Dan
Calabrese
Read Dan's bio and previous columns here
May 5, 2008
The Associated Press
Economy . . . and the Real One
I
hate to pick on a fellow journalist, but if I were Jeannine Aversa of
the Associated Press, I would be embarrassed. Ms. Aversa covers economic
issues for the AP, and I guess it’s hard to come up with actual economic
facts every day, so she likes to publish predictions.
This tends to precipitate the following chain of events:
-
Ms. Aversa reports
that economists expect the economy to tank, jobs to disappear, etc.
-
The economy does
not tank, and jobs do not disappear (at least not as much as
“economists expected”); Ms. Aversa reports economists’ surprise.
-
Ms. Aversa reports
that economists now expect the disasters they thought would happen
this quarter to happen next quarter.
-
Rinse. Repeat.
This past Thursday, I wrote about how Ms. Aversa had to report the
shocking news that the economy actually grew in the first quarter of
2008, and that contrary to what she had been saying in her stories for
weeks, the U.S. is not in a recession.
Then again, every day is a new opportunity for a recession to start, and
Ms. Aversa manages to work this into a story about the unemployment rate
going down:
Businesses are handing out pink slips as they cope with an
economy that is teetering on the edge of a recession, or possibly in one
already.
You get that? We are “possibly in (a recession) already.” True
statement? Well, sure. A recession is two consecutive quarters of
negative economic growth. We’re in a quarter. It’s not over. This
quarter’s growth could be negative! Then, next quarter’s could too!
Ergo, it is possible that we are already in a recession.
What an insightful observation.
The latest breaking economic news from the AP is that the unemployment
rate has declined from 5.1 percent to 5.0 percent. (This exceptionally
low level is often known as full employment, with the theory being that
at any given moment 5 percent of the workforce is going to be between
jobs for one reason or another.)
The unemployment rate declined in spite of the fact that 20,000 jobs
were actually cut during April – a phenomenon explained in part by the
fact that “entrepreneurial households” (people becoming self-employed)
were up an astounding 362,000. But the development stunned Ms. Aversa’s
unnamed “many economists,” whom she says were “bracing for job cuts of
75,000 and for the unemployment rate to climb to 5.2 percent.”
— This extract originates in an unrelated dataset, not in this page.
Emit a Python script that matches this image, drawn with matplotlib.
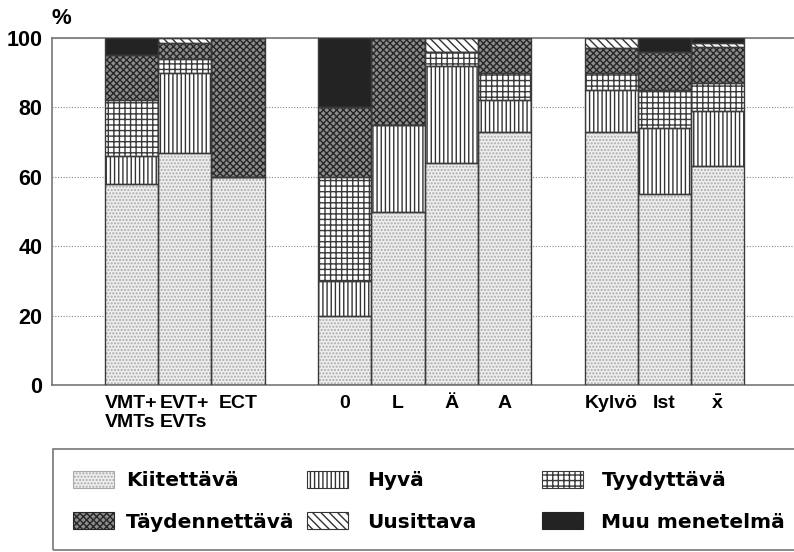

Jeannine Aversa needs to find some new sources. These guys blew it on
their prediction that we would see negative growth in the first quarter
(only to go right ahead and predict we would see it in the second – just
read Jeannine Aversa’s stories), and were way off on their call about
the unemployment rate.
If
you must quote people making predictions, why keep going back to the
same people who keep getting it wrong?
Better yet, why can’t Ms. Aversa and her colleagues at the AP just
report the economy as it is, rather than trying to speculate about what
it’s going to be? Because they sure as hell can’t get that right
to save their lives.
Thankfully, this doom-and-gloom reporting has not succeeded in giving us
a recession. But it has scared the crap out of a lot of people, and who
knows how many people have lost their jobs just because employers were
nervous about the economy? And who knows how many of those employers
were only nervous because of the stories they read in their local papers
off the AP wire?
It
always inspires howls of derision when you “blame the media” for
anything, but when the media tells us incessantly that a recession is
coming, or is already here, it’s hard to blame people for tightening
their belts and taking steps to hunker down for it.
And when it turns out the media and its sources were wrong, and probably
couldn’t correctly predict the sun coming up in the morning?
Oh
well! No time to dwell on that. They have to focus on reporting their
new predictions.
The AP claims that it practices “accountability journalism,” through
which it presumes to tell us when public officials are failing to govern
in the best interests of the people.
The wisdom of this approach is a subject for another day, but who will
hold the AP accountable for stories about the coming recession – stories
that were incessant, scary and wrong?